His recent presentation at the University of Houston, “Filmmaker as Historian,” allowed Lee to offer his views on popular culture, politics, education and, of course, history.

“George Washington, the first president of the United States of America, was a slave owner,” said Lee. “I bet they didn’t teach you that in school.”

Lee also pointed out how black Americans are often an “afterthought” in many historical films, especially those concerning the Civil War. He cited the Oscar-nominated “Cold Mountain” as an example of a movie set during the slavery era but with few black Americans.

“This film has 12 or 13 Oscar nominations,” he said. “We (black Americans) are not even in that movie. We’re in the background.

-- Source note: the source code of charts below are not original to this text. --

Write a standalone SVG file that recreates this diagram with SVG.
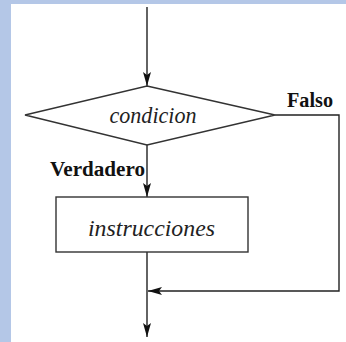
<svg xmlns="http://www.w3.org/2000/svg" width="346" height="342" viewBox="0 0 346 342">
<style>
.ln{fill:none;stroke:#222;stroke-width:1.4}
.sh{fill:#fff;stroke:#333;stroke-width:1.4}
.it{font-family:"Liberation Serif","Times New Roman",serif;font-style:italic;font-size:24px;fill:#222}
.bd{font-family:"Liberation Serif","Times New Roman",serif;font-weight:bold;font-size:20px;fill:#111}
</style>
<defs>
<marker id="ah" markerWidth="14" markerHeight="8" refX="14" refY="4" orient="auto" markerUnits="userSpaceOnUse">
<path d="M0,0 L14,4 L0,8 L3,4 Z" fill="#111"/>
</marker>
</defs>
<rect x="0" y="0" width="346" height="342" fill="#b4c7e7"/>
<rect x="11" y="4" width="335" height="338" fill="#fff"/>
<g id="connectors">
<line class="ln" x1="147" y1="7" x2="147" y2="86" marker-end="url(#ah)"/>
<line class="ln" x1="147" y1="145" x2="147" y2="197" marker-end="url(#ah)"/>
<line class="ln" x1="147" y1="252" x2="147" y2="337" marker-end="url(#ah)"/>
<polyline class="ln" points="275,115 339,115 339,291 148,291" marker-end="url(#ah)"/>
<text class="bd" x="287" y="107" textLength="46" lengthAdjust="spacingAndGlyphs">Falso</text>
<text class="bd" x="50" y="176" textLength="95" lengthAdjust="spacingAndGlyphs">Verdadero</text>
</g>
<g id="condicion">
<polygon class="sh" points="147,86 275,115 147,145 25,115"/>
<text class="it" x="153" y="123" text-anchor="middle" textLength="87" lengthAdjust="spacingAndGlyphs">condicion</text>
</g>
<g id="instrucciones">
<rect class="sh" x="56" y="197" width="192" height="55"/>
<text class="it" x="151.5" y="236" text-anchor="middle" textLength="127" lengthAdjust="spacingAndGlyphs">instrucciones</text>
</g>
</svg>
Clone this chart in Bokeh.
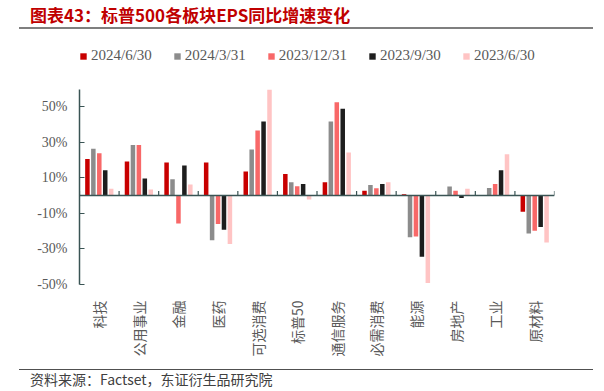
from bokeh.plotting import figure
from bokeh.models import (FactorRange, Range1d, FixedTicker, Span, Legend, LegendItem,
                          ColumnDataSource, Div)
from bokeh.layouts import column
from bokeh.transform import dodge
from bokeh.embed import file_html
from bokeh.resources import INLINE
from math import pi

categories = ["科技", "公用事业", "金融", "医药", "可选消费", "标普50", "通信服务", "必需消费", "能源", "房地产", "工业", "原材料"]
series_names = ["2024/6/30", "2024/3/31", "2023/12/31", "2023/9/30", "2023/6/30"]
s_2024_06 = [20.5, 19.0, 18.5, 18.5, 13.4, 12.1, 7.4, 2.7, 0.7, 0.0, 0.0, -9.1]
s_2024_03 = [26.2, 28.4, 9.1, -25.2, 25.8, 7.4, 41.5, 5.9, -23.4, 5.0, 4.2, -21.3]
s_2023_12 = [23.7, 28.4, -15.7, -16.0, 36.5, 5.2, 52.4, 4.0, -23.0, 2.7, 6.5, -19.8]
s_2023_09 = [14.2, 9.5, 16.8, -19.2, 41.5, 6.5, 48.7, 6.5, -34.4, -1.4, 14.2, -17.7]
s_2023_06 = [3.8, 3.3, 6.1, -27.3, 60.1, -2.2, 24.1, 7.4, -49.1, 3.8, 23.2, -26.4]
y_ticks = [-50, -30, -10, 10, 30, 50]
title_text = "图表43：标普500各板块EPS同比增速变化"
source_text = "资料来源：Factset，东证衍生品研究院"

colors = ["#c80000", "#8c8c8c", "#f86868", "#1e1e1e", "#ffc4c4"]
offsets = [-0.30, -0.15, 0.0, 0.15, 0.30]
axis_color = "#3a5454"
latin = "Liberation Serif"
cjk = "Noto Sans CJK SC"

src = ColumnDataSource(dict(cat=categories, a=s_2024_06, b=s_2024_03, c=s_2023_12, d=s_2023_09, e=s_2023_06))

p = figure(width=588, height=294, x_range=FactorRange(*categories), y_range=Range1d(-50, 59.5),
           output_backend="svg", toolbar_location=None,
           min_border_left=79, min_border_right=34, min_border_top=19, min_border_bottom=80)
p.outline_line_color = None
p.grid.visible = False

# legend strip: a small figure whose view lies far above the data, so only its legend shows
lf = figure(width=588, height=36, x_range=FactorRange(*categories), y_range=Range1d(1000, 1001),
            output_backend="svg", toolbar_location=None, x_axis_type=None, y_axis_type=None,
            min_border_left=79, min_border_right=34, min_border_top=0, min_border_bottom=0)
lf.outline_line_color = None
lf.grid.visible = False

items = []
for key, name, col, off in zip(["a", "b", "c", "d", "e"], series_names, colors, offsets):
    p.vbar(x=dodge("cat", off, range=p.x_range), top=key, bottom=0, width=0.114,
           source=src, fill_color=col, line_color=None)
    lr = lf.vbar(x=dodge("cat", off, range=lf.x_range), top=key, bottom=0, width=0.114,
                 source=src, fill_color=col, line_color=None)
    items.append(LegendItem(label=name, renderers=[lr]))

# zero line and category separators
p.add_layout(Span(location=0, dimension="width", line_color=axis_color, line_width=1.5))
bsrc = ColumnDataSource(dict(cat=categories, y0=[0] * len(categories), y1=[2.5] * len(categories)))
p.segment(x0=dodge("cat", -0.5, range=p.x_range), x1=dodge("cat", -0.5, range=p.x_range),
          y0="y0", y1="y1", source=bsrc, line_color=axis_color, line_width=1.2)
p.segment(x0=dodge("cat", 0.5, range=p.x_range), x1=dodge("cat", 0.5, range=p.x_range),
          y0="y0", y1="y1", source=ColumnDataSource(dict(cat=categories[-1:], y0=[0], y1=[2.5])),
          line_color=axis_color, line_width=1.2)

# y axis
ya = p.yaxis[0]
ya.ticker = FixedTicker(ticks=y_ticks)
ya.major_label_overrides = {t: f"{t}%" for t in y_ticks}
ya.axis_line_color = axis_color
ya.axis_line_width = 1.5
ya.major_tick_line_color = axis_color
ya.major_tick_line_width = 1.2
ya.major_tick_in = 5
ya.major_tick_out = 0
ya.minor_tick_line_color = None
ya.major_label_standoff = 12
ya.major_label_text_font = latin
ya.major_label_text_font_size = "14px"
ya.major_label_text_color = "#595959"

# x axis
xa = p.xaxis[0]
xa.axis_line_color = None
xa.major_tick_line_color = None
xa.minor_tick_line_color = None
xa.major_label_orientation = pi / 2
xa.major_label_standoff = 10
xa.major_label_text_font = cjk
xa.major_label_text_font_size = "14px"
xa.major_label_text_color = "#595959"

legend = Legend(items=items, orientation="horizontal", location=(0, 6),
                glyph_width=8, glyph_height=8, label_standoff=4, spacing=21,
                padding=0, margin=0, border_line_color=None, background_fill_alpha=0,
                label_text_font=latin, label_text_font_size="15px", label_text_color="#595959",
                label_height=16)
lf.add_layout(legend, "center")

title_div = Div(width=588, height=24, text=(
    '<div style="position:relative;width:588px;height:24px;">'
    '<div style="position:absolute;left:25px;top:0px;line-height:20px;white-space:nowrap;'
    "font-family:'Noto Sans CJK SC';font-size:17px;font-weight:bold;color:#c00000;\">"
    + title_text + '</div>'
    '<div style="position:absolute;left:14px;top:22px;width:574px;height:0px;'
    'border-top:2px solid #7f7f7f;"></div></div>'))
footer_div = Div(width=588, height=21, text=(
    '<div style="position:relative;width:588px;height:21px;">'
    '<div style="position:absolute;left:14px;top:0px;width:574px;height:0px;'
    'border-top:1.5px solid #505050;"></div>'
    '<div style="position:absolute;left:25px;top:0px;line-height:21px;white-space:nowrap;'
    "font-family:'Noto Sans CJK SC';font-size:14px;color:#404040;\">"
    + source_text + '</div></div>'))

layout = column(title_div, lf, p, footer_div, spacing=0)
open("out.html", "w").write(file_html(layout, INLINE))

It’s set during the Civil War, but it’s like they’re fighting … just to be fighting.”

Lee then recounted how his elementary school took his class to see “Gone With The Wind.” While he found the characterizations of the slaves in that film somewhat disturbing, he admitted that the two primary black American actresses brought a sense of dignity to their roles.

“Hattie McDaniel and Butterfly McQueen put humanity into that film,” he said. “Both ‘Gone With The Wind’ and ‘Cold Mountain’ romanticize the South. But you could say that ‘Gone With The Wind,’ which was made in 1939, is more progressive than ‘Cold Mountain,’ which was released in 2004. We’re going backwards. In ‘Cold Mountain,’ we don’t even exist. They just write us out.

That’s the power of the medium.”

At age 47, Lee is familiar with the Civil Rights movement. He recalled a time when young African-Americans aspired to be educated in contrast to today. These days, he said, younger African-Americans look down upon school and those who excel in their classes.

He added that because of peer pressure and the thug and gangster imagery promoted by popular music and films, young black Americans are at risk of losing their identities and giving in to media stereotypes.

“If you make good grades, some people will call you ‘white’ or a sellout,” he said. “But if you’re standing on the corner, hanging out, you’re black … you’re down. Our value system has changed. These young, black minds today somehow equate intelligence with being white and ignorance with being black. That is genocide.”